The Sydney Mail Weekly recorded on August 1, 1923, the death of Thomas Francis Willis, age 66 years, known throughout the country as "Milroy"of the Sydney Mail.
It is noted that the Mail had seen the last of its veteran staff writer, a giant in build, who was one of the most remarkable and picturesque members of literary and sporting circles.
He was well known and will be remembered in many parts of Australia particularly in New South Wales and Queensland.
Tom Willis was born in Mudgee in 1857, being the son of John Willis and his wife Margaret Lehane. His father came from Parramatta to Mudgee, where he established himself as a blacksmith and veterinary farrier in the West Inn a growing business section of the town.
In this area were five hotels, at least three stores, a flour mill and a saddlery business. The Willis family lived on a property at the rear of the premises owned by Messrs Kelly and Guest.
Tom's father sold the blacksmithing business to G Hume and then left for San Francisco. He died in the United States.
Tom's early life was spent far from any educational facility. He was never in school for even one day. His mother gave him a simple education.
He was always a good reader, and studied works written by Dickens and Thackeray. Assisting in his father's blacksmith shop fostered his interest in horses.
As a teenager he was entrusted with the delivery, from near Mudgee, of some blood stock to Mount Cornish station in Central Queensland.

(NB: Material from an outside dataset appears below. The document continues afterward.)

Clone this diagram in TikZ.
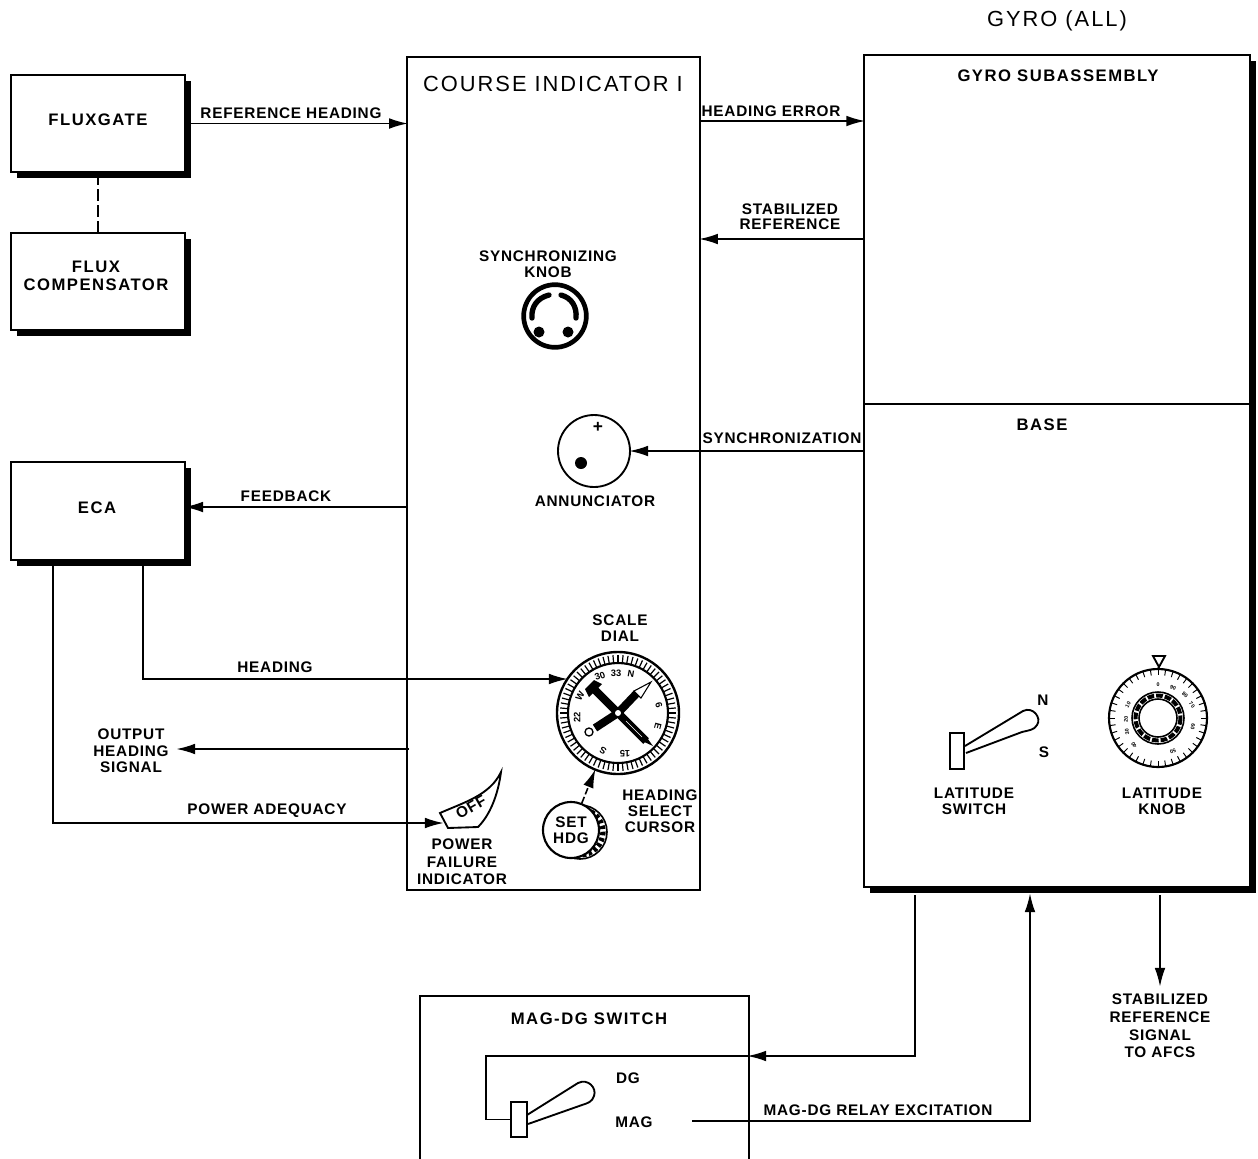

This venture as a youth began 20 years of rambling over New South Wales and Queensland particularly in its West and North which gave him a fund of knowledge that proved invaluable in his later career as a journalist. It created many friendships that remained until his end.

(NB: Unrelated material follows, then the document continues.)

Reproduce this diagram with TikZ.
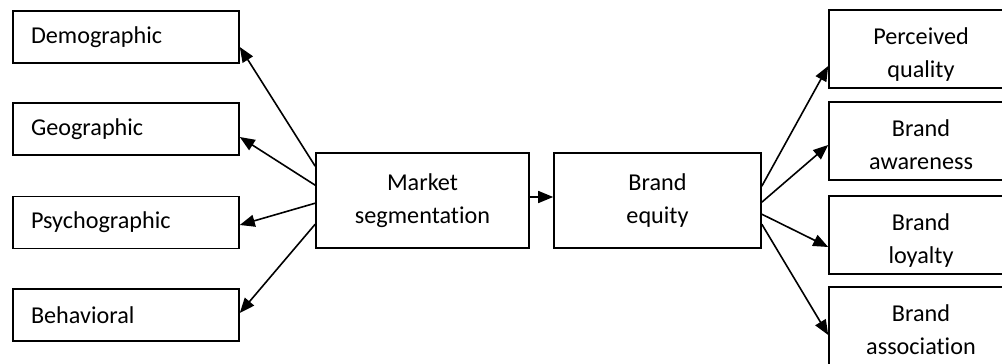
\documentclass[tikz,border=0pt]{standalone}
\usepackage{fontspec}
\setmainfont[Ligatures={NoCommon}]{Carlito}
\usetikzlibrary{arrows.meta,calc}
\newcommand\lowtxt[1]{\raisebox{-5pt}[\height][\depth]{\begin{tabular}{@{}c@{}}#1\end{tabular}}}
\begin{document}
\begin{tikzpicture}[x=1pt,y=-1pt,
  box/.style={draw=black,line width=1.6pt,rectangle,inner sep=0pt,font=\fontsize{24.2}{33}\selectfont},
  leftbox/.style={box,minimum height=52pt,text width=190pt,inner xsep=18pt,align=left},
  midbox/.style={box,minimum height=95pt,align=center},
  rightbox/.style={box,minimum width=184pt,minimum height=78pt},
  arr/.style={line width=1.6pt,-{Triangle[length=15pt,width=12pt]}}]
\useasboundingbox (0,0) rectangle (1002,364);
\clip (0,0) rectangle (1002,364);
\fill[white] (0,0) rectangle (1002,364);
% left boxes
\node[leftbox] (dem) at (126,37) {Demographic};
\node[leftbox] (geo) at (126,129) {Geographic};
\node[leftbox] (psy) at (126,222.5) {Psychographic};
\node[leftbox] (beh) at (126,315) {Behavioral};
% middle
\node[midbox,minimum width=213pt] (ms) at (422.5,200.5) {Market\\segmentation};
\node[midbox,minimum width=207pt] (be) at (657.5,200.5) {Brand\\equity};
% right
\node[rightbox] (pq) at (921,49) {\lowtxt{Perceived\\quality}};
\node[rightbox] (ba) at (921,141) {\lowtxt{Brand\\awareness}};
\node[rightbox] (bl) at (921,235) {\lowtxt{Brand\\loyalty}};
\node[rightbox] (bas) at (921,326) {\lowtxt{Brand\\association}};
% arrows left
\draw[arr] ($(ms.north west)+(0,14)$) -- ($(dem.east)+(0,10)$);
\draw[arr] ($(ms.north west)+(0,33)$) -- ($(geo.east)+(0,8)$);
\draw[arr] ($(ms.north west)+(0,51)$) -- ($(psy.east)+(0,2.5)$);
\draw[arr] ($(ms.north west)+(0,72)$) -- ($(beh.east)+(0,-2)$);
% middle arrow
\draw[arr] ($(ms.east)+(0,-3.5)$) -- ($(be.west)+(0,-3.5)$);
% arrows right
\draw[arr] ($(be.north east)+(0,34)$) -- ($(pq.west)+(0,17)$);
\draw[arr] ($(be.north east)+(0,50)$) -- ($(ba.west)+(0,4)$);
\draw[arr] ($(be.north east)+(0,62)$) -- ($(bl.west)+(0,12)$);
\draw[arr] ($(be.north east)+(0,72)$) -- ($(bas.west)+(0,9)$);
\end{tikzpicture}
\end{document}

Naturally his love of horses which commenced assisting in his father blacksmith shop turned his attention to horse racing. He trained and raced his own horses successfully for many years.
On one occasion he travelled over 600 miles from meeting to meeting with a horse called Speculation winning all along the line. Altogether he won sixty races with him including the Challenge Cup at Randwick.
Tom soon became a competent judge of the fine points of a race horse. He sought the why and wherefore, and this lead him to study the horse from a breeder's point of view.
Never satisfied with superficial knowledge, he pursued his enquiries and research as he became a recognised authority. Thus his knowledge was sought by owners who were intent of winning fame on the turf.
His admiration for a man who raced good horses made him a strong friend of James McGill. During their association on turf matters the royal blues of the McGill stable had a phenomenal run of success. McGill knowing of Toms knowledge of breeding asked him to select a mate for his mare Oliver Branch.
Acting on Tom's advice he sent his mare to Grafton and the result was Fitzgrafton, the greatest race horse Queensland ever had.
Whilst in Charters Towers, Tom married Amy Stacey. In 1897 Tom and his wife went to live in Sydney where he joined the Sydney Mail. For the next 26 years he wrote sporting article under the name "Milroy". His circle of readers extended all over Australia.
"Milroy" rarely missed attending the Annual Bligh Cup races at Mudgee, which often gave him the opportunity to attend the local horse stables in the district, including Turee. Widden, Havilah, Birganbil, Binnia and others.
Thomas Francis Willis, died on 28 July, 1923. At the time his daughter Lillian was 37 years and his son Norman, a sports writer, 35 years of age. Another son Sergt-Major William Keith Willis died of wounds in France in 1918.
A brother, William Nicholas was a member of the State Parliament for Bourke 1887 to 1894 and for Barwon from 1895 to 1904.